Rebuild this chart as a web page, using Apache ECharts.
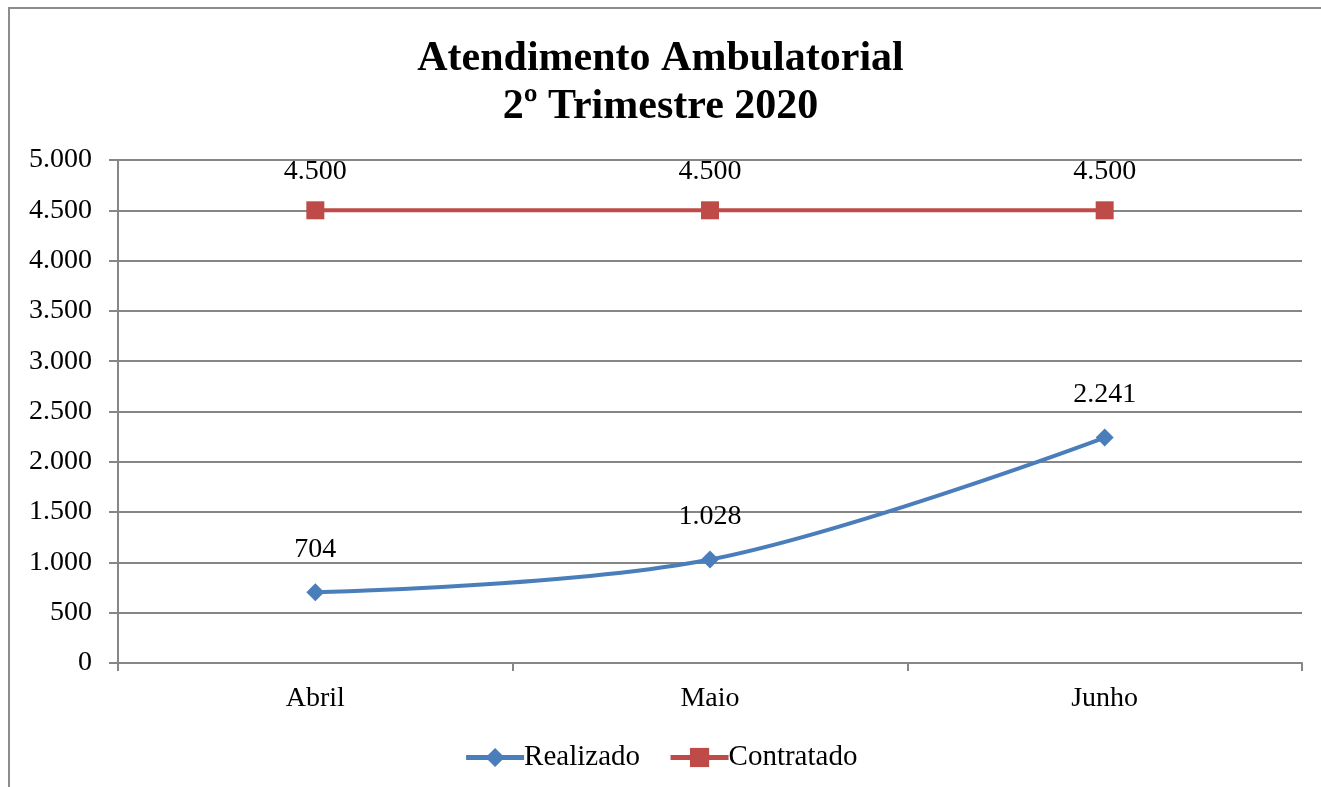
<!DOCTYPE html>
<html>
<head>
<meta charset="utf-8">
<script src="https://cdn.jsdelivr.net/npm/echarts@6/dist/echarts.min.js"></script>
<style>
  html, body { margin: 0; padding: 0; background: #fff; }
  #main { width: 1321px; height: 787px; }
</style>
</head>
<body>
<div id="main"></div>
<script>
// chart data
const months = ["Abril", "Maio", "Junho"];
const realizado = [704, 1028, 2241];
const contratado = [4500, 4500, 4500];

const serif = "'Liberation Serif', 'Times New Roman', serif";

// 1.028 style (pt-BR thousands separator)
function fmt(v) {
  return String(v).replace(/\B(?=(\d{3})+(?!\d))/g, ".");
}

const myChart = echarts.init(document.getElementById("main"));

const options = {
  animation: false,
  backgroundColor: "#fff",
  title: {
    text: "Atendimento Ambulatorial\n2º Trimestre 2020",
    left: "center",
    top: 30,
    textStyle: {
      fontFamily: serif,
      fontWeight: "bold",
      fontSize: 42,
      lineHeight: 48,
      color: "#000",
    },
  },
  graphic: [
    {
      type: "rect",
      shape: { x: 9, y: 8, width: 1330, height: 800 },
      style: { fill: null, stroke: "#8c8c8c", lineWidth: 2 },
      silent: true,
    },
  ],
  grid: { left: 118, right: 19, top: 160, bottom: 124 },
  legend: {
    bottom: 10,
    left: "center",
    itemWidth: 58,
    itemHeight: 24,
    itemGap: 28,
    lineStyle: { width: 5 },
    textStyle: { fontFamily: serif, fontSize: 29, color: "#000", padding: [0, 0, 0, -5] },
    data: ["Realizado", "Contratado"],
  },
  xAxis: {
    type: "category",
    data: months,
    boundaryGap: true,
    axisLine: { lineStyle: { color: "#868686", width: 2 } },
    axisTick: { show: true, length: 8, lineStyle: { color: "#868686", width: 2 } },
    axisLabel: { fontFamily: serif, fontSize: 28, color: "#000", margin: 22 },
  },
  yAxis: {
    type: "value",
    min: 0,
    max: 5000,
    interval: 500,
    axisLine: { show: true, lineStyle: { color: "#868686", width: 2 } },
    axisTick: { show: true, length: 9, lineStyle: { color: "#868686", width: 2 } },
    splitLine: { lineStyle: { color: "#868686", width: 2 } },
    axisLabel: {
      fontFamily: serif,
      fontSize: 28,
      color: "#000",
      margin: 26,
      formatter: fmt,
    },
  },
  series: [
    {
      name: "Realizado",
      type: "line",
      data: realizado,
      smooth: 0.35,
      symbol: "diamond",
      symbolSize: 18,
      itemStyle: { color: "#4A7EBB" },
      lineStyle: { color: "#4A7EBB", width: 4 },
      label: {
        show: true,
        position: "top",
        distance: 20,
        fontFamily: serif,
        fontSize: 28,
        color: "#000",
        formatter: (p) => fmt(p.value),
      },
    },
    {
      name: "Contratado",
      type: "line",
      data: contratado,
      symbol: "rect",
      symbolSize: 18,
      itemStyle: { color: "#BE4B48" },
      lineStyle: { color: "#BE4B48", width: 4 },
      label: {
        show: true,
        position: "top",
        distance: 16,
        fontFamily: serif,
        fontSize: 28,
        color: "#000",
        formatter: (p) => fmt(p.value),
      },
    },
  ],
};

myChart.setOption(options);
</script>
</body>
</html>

☆ ☆ ☆ ☆ ☆ ☆ ☆

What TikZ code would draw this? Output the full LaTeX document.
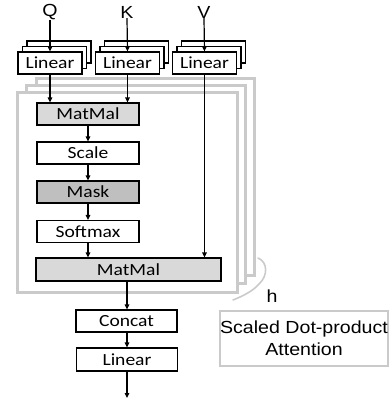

☆ ☆ ☆ ☆ ☆ ☆ ☆

→ **Task goal**
Take the lines from the one holding "Rebuild this chart" to the one holding "Serif', 'Times New", both lines included, and give them again exactly, with no pictures.

→ **Written reply**
Rebuild this chart as a web page, using Apache ECharts.
<!DOCTYPE html>
<html>
<head>
<meta charset="utf-8">
<script src="https://cdn.jsdelivr.net/npm/echarts@6/dist/echarts.min.js"></script>
<style>
  html, body { margin: 0; padding: 0; background: #fff; }
  #main { width: 1321px; height: 787px; }
</style>
</head>
<body>
<div id="main"></div>
<script>
// chart data
const months = ["Abril", "Maio", "Junho"];
const realizado = [704, 1028, 2241];
const contratado = [4500, 4500, 4500];

const serif = "'Liberation Serif', 'Times New Roman', serif";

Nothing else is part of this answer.